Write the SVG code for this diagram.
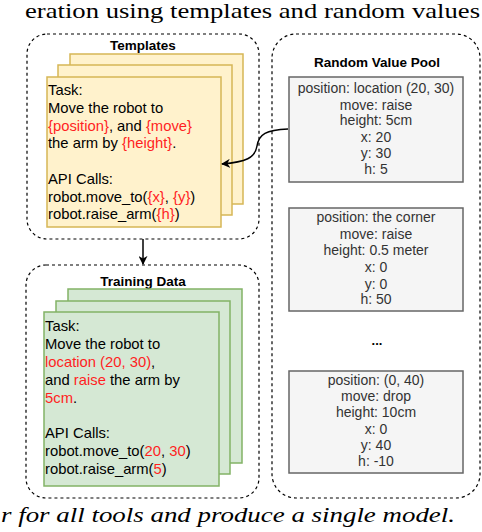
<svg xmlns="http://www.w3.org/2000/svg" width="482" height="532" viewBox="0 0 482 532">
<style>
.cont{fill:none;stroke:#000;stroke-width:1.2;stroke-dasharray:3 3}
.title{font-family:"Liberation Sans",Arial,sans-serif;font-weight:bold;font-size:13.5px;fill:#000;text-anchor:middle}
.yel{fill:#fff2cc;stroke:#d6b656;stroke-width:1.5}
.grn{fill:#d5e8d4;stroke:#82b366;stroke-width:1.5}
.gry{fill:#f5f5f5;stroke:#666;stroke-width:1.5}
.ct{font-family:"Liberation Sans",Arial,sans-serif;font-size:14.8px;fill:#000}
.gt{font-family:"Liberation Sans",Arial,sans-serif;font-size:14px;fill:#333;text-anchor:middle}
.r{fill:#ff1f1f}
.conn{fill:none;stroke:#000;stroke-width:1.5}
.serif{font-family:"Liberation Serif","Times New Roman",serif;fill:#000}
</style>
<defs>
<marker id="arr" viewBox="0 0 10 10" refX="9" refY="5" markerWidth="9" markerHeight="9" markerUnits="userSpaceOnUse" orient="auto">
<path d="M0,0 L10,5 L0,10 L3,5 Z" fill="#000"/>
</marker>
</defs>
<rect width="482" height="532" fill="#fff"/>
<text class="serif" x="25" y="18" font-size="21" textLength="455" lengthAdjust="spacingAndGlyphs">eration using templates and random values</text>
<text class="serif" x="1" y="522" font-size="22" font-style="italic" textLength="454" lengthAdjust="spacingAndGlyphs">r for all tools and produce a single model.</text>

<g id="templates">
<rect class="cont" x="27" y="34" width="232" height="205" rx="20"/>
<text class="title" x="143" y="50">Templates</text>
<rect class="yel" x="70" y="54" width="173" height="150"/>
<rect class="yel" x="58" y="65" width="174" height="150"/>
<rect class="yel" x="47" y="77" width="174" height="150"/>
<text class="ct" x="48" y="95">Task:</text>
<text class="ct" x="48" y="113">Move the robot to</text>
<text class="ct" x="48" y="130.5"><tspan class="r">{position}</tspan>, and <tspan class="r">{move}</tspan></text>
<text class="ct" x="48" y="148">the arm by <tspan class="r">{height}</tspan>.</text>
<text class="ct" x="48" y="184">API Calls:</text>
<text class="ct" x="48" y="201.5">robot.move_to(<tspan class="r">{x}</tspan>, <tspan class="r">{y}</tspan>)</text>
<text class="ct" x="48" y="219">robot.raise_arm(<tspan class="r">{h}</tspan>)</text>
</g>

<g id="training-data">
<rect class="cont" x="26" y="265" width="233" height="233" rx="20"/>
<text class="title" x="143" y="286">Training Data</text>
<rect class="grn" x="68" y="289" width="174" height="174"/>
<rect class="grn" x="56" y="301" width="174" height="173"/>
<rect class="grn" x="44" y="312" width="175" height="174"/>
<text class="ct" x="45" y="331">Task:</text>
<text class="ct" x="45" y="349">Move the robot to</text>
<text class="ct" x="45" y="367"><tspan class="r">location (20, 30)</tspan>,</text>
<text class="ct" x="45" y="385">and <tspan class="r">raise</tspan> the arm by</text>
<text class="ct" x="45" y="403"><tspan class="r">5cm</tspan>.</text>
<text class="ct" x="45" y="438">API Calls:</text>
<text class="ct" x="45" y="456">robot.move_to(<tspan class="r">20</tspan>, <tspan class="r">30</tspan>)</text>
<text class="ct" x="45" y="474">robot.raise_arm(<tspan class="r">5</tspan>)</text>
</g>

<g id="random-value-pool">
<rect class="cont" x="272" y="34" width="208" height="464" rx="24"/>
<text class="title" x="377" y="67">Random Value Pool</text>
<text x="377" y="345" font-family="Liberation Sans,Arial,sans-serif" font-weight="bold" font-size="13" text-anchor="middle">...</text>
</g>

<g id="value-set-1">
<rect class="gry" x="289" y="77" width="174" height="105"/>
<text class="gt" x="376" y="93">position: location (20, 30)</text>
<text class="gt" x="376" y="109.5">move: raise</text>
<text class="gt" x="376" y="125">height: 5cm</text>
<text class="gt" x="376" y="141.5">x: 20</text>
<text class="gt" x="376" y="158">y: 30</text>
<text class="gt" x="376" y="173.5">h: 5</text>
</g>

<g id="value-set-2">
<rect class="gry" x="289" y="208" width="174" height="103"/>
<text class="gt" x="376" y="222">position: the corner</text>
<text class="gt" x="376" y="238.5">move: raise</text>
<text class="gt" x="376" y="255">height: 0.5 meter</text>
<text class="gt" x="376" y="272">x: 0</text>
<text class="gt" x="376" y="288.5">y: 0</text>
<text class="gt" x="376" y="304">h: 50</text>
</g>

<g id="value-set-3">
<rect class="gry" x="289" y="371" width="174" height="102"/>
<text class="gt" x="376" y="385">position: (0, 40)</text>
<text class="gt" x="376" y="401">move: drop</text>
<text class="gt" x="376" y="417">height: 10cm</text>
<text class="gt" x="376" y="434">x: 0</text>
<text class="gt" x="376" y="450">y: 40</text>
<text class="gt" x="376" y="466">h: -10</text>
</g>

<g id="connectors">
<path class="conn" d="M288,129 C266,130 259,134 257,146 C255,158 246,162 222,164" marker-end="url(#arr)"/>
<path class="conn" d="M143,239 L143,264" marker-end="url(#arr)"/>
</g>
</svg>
-*-
Exercise aim: Copy every line of the data word for word, omitting the images.

Output for this exercise:
Write the SVG code for this diagram.
<svg xmlns="http://www.w3.org/2000/svg" width="482" height="532" viewBox="0 0 482 532">
<style>
.cont{fill:none;stroke:#000;stroke-width:1.2;stroke-dasharray:3 3}
.title{font-family:"Liberation Sans",Arial,sans-serif;font-weight:bold;font-size:13.5px;fill:#000;text-anchor:middle}
.yel{fill:#fff2cc;stroke:#d6b656;stroke-width:1.5}
.grn{fill:#d5e8d4;stroke:#82b366;stroke-width:1.5}
.gry{fill:#f5f5f5;stroke:#666;stroke-width:1.5}
.ct{font-family:"Liberation Sans",Arial,sans-serif;font-size:14.8px;fill:#000}
.gt{font-family:"Liberation Sans",Arial,sans-serif;font-size:14px;fill:#333;text-anchor:middle}
.r{fill:#ff1f1f}
.conn{fill:none;stroke:#000;stroke-width:1.5}
.serif{font-family:"Liberation Serif","Times New Roman",serif;fill:#000}
</style>
<defs>
<marker id="arr" viewBox="0 0 10 10" refX="9" refY="5" markerWidth="9" markerHeight="9" markerUnits="userSpaceOnUse" orient="auto">
<path d="M0,0 L10,5 L0,10 L3,5 Z" fill="#000"/>
</marker>
</defs>
<rect width="482" height="532" fill="#fff"/>
<text class="serif" x="25" y="18" font-size="21" textLength="455" lengthAdjust="spacingAndGlyphs">eration using templates and random values</text>
<text class="serif" x="1" y="522" font-size="22" font-style="italic" textLength="454" lengthAdjust="spacingAndGlyphs">r for all tools and produce a single model.</text>

<g id="templates">
<rect class="cont" x="27" y="34" width="232" height="205" rx="20"/>
<text class="title" x="143" y="50">Templates</text>
<rect class="yel" x="70" y="54" width="173" height="150"/>
<rect class="yel" x="58" y="65" width="174" height="150"/>
<rect class="yel" x="47" y="77" width="174" height="150"/>
<text class="ct" x="48" y="95">Task:</text>
<text class="ct" x="48" y="113">Move the robot to</text>
<text class="ct" x="48" y="130.5"><tspan class="r">{position}</tspan>, and <tspan class="r">{move}</tspan></text>
<text class="ct" x="48" y="148">the arm by <tspan class="r">{height}</tspan>.</text>
<text class="ct" x="48" y="184">API Calls:</text>
<text class="ct" x="48" y="201.5">robot.move_to(<tspan class="r">{x}</tspan>, <tspan class="r">{y}</tspan>)</text>
<text class="ct" x="48" y="219">robot.raise_arm(<tspan class="r">{h}</tspan>)</text>
</g>

<g id="training-data">
<rect class="cont" x="26" y="265" width="233" height="233" rx="20"/>
<text class="title" x="143" y="286">Training Data</text>
<rect class="grn" x="68" y="289" width="174" height="174"/>
<rect class="grn" x="56" y="301" width="174" height="173"/>
<rect class="grn" x="44" y="312" width="175" height="174"/>
<text class="ct" x="45" y="331">Task:</text>
<text class="ct" x="45" y="349">Move the robot to</text>
<text class="ct" x="45" y="367"><tspan class="r">location (20, 30)</tspan>,</text>
<text class="ct" x="45" y="385">and <tspan class="r">raise</tspan> the arm by</text>
<text class="ct" x="45" y="403"><tspan class="r">5cm</tspan>.</text>
<text class="ct" x="45" y="438">API Calls:</text>
<text class="ct" x="45" y="456">robot.move_to(<tspan class="r">20</tspan>, <tspan class="r">30</tspan>)</text>
<text class="ct" x="45" y="474">robot.raise_arm(<tspan class="r">5</tspan>)</text>
</g>

<g id="random-value-pool">
<rect class="cont" x="272" y="34" width="208" height="464" rx="24"/>
<text class="title" x="377" y="67">Random Value Pool</text>
<text x="377" y="345" font-family="Liberation Sans,Arial,sans-serif" font-weight="bold" font-size="13" text-anchor="middle">...</text>
</g>

<g id="value-set-1">
<rect class="gry" x="289" y="77" width="174" height="105"/>
<text class="gt" x="376" y="93">position: location (20, 30)</text>
<text class="gt" x="376" y="109.5">move: raise</text>
<text class="gt" x="376" y="125">height: 5cm</text>
<text class="gt" x="376" y="141.5">x: 20</text>
<text class="gt" x="376" y="158">y: 30</text>
<text class="gt" x="376" y="173.5">h: 5</text>
</g>

<g id="value-set-2">
<rect class="gry" x="289" y="208" width="174" height="103"/>
<text class="gt" x="376" y="222">position: the corner</text>
<text class="gt" x="376" y="238.5">move: raise</text>
<text class="gt" x="376" y="255">height: 0.5 meter</text>
<text class="gt" x="376" y="272">x: 0</text>
<text class="gt" x="376" y="288.5">y: 0</text>
<text class="gt" x="376" y="304">h: 50</text>
</g>

<g id="value-set-3">
<rect class="gry" x="289" y="371" width="174" height="102"/>
<text class="gt" x="376" y="385">position: (0, 40)</text>
<text class="gt" x="376" y="401">move: drop</text>
<text class="gt" x="376" y="417">height: 10cm</text>
<text class="gt" x="376" y="434">x: 0</text>
<text class="gt" x="376" y="450">y: 40</text>
<text class="gt" x="376" y="466">h: -10</text>
</g>

<g id="connectors">
<path class="conn" d="M288,129 C266,130 259,134 257,146 C255,158 246,162 222,164" marker-end="url(#arr)"/>
<path class="conn" d="M143,239 L143,264" marker-end="url(#arr)"/>
</g>
</svg>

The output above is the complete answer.